**Directions:** Write out the opening lines of the data word for word, up to and including the line with "var stars = [''].concat(marks).concat(['']);", and leave every picture and every later line out.

**Stored data:**
· · · · ·

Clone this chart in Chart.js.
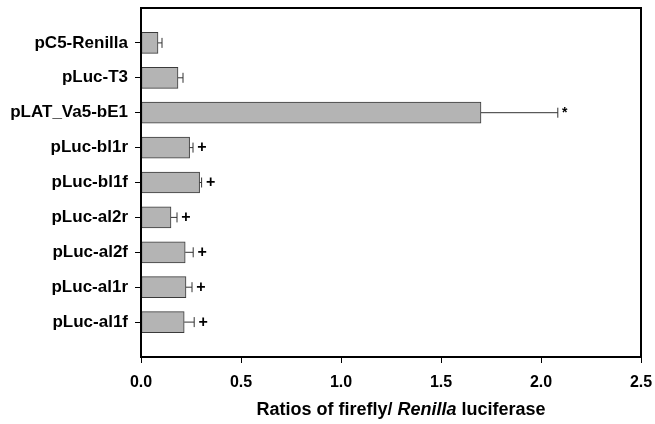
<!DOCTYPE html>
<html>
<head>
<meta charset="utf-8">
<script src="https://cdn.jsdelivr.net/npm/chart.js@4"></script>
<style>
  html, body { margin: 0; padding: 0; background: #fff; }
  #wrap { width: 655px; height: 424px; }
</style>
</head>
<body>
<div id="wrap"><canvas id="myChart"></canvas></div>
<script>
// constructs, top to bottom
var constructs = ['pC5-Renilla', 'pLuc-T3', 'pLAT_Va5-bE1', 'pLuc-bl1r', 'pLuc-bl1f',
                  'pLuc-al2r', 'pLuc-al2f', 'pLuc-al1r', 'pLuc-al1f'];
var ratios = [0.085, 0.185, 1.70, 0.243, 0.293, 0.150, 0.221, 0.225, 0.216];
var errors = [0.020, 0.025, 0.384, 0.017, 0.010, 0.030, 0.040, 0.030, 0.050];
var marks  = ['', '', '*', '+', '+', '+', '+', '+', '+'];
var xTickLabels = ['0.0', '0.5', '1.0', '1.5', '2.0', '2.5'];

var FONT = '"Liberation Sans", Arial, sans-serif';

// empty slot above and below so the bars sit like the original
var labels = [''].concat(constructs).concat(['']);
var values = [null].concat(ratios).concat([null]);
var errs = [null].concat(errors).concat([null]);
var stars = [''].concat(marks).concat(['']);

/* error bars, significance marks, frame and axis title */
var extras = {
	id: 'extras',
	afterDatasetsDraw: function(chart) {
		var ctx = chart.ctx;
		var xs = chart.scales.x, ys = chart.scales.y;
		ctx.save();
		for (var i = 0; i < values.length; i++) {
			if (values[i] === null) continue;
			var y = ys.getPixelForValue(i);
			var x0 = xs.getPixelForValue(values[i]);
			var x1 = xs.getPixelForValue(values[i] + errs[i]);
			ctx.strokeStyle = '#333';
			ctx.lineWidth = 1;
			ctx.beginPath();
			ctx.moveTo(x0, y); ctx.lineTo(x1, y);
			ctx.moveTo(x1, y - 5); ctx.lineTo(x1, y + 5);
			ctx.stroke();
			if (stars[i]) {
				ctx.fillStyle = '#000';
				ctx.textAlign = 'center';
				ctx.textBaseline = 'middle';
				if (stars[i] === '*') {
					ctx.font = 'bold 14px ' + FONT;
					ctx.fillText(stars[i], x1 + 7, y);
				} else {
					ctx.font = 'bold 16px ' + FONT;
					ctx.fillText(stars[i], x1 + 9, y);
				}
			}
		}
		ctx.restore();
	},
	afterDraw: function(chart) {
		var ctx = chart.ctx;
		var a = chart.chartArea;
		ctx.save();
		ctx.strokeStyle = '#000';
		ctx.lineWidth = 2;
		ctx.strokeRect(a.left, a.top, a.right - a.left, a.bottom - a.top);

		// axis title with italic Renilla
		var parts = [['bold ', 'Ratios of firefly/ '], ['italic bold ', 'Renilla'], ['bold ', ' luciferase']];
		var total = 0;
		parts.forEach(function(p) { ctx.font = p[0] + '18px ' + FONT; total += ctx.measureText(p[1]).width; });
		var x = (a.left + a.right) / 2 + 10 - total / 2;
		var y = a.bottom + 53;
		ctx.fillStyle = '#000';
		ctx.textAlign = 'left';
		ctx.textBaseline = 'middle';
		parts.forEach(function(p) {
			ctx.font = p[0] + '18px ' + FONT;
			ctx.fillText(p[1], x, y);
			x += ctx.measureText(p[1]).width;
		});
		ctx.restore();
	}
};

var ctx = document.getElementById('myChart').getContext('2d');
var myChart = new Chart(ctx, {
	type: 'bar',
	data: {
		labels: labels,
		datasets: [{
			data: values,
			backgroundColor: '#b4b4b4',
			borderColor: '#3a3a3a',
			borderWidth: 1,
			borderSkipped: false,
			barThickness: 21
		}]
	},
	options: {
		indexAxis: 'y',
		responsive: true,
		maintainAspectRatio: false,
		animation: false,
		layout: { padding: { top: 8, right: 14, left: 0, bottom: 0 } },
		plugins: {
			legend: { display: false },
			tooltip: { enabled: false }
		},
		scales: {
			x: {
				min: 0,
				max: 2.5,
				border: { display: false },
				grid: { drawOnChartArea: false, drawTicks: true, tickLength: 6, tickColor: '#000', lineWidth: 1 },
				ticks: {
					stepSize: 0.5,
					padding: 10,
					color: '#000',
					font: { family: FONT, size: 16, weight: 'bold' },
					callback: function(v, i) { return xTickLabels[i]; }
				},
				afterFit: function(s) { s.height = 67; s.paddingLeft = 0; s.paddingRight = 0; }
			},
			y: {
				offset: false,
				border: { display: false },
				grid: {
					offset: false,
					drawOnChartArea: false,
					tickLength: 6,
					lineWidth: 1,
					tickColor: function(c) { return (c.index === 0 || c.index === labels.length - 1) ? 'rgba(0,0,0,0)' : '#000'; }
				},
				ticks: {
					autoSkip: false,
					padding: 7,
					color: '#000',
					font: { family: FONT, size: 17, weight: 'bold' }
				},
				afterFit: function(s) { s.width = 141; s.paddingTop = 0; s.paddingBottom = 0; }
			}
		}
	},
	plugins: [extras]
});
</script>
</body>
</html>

· · · · ·

**Final result:**
Clone this chart in Chart.js.
<!DOCTYPE html>
<html>
<head>
<meta charset="utf-8">
<script src="https://cdn.jsdelivr.net/npm/chart.js@4"></script>
<style>
  html, body { margin: 0; padding: 0; background: #fff; }
  #wrap { width: 655px; height: 424px; }
</style>
</head>
<body>
<div id="wrap"><canvas id="myChart"></canvas></div>
<script>
// constructs, top to bottom
var constructs = ['pC5-Renilla', 'pLuc-T3', 'pLAT_Va5-bE1', 'pLuc-bl1r', 'pLuc-bl1f',
                  'pLuc-al2r', 'pLuc-al2f', 'pLuc-al1r', 'pLuc-al1f'];
var ratios = [0.085, 0.185, 1.70, 0.243, 0.293, 0.150, 0.221, 0.225, 0.216];
var errors = [0.020, 0.025, 0.384, 0.017, 0.010, 0.030, 0.040, 0.030, 0.050];
var marks  = ['', '', '*', '+', '+', '+', '+', '+', '+'];
var xTickLabels = ['0.0', '0.5', '1.0', '1.5', '2.0', '2.5'];

var FONT = '"Liberation Sans", Arial, sans-serif';

// empty slot above and below so the bars sit like the original
var labels = [''].concat(constructs).concat(['']);
var values = [null].concat(ratios).concat([null]);
var errs = [null].concat(errors).concat([null]);
var stars = [''].concat(marks).concat(['']);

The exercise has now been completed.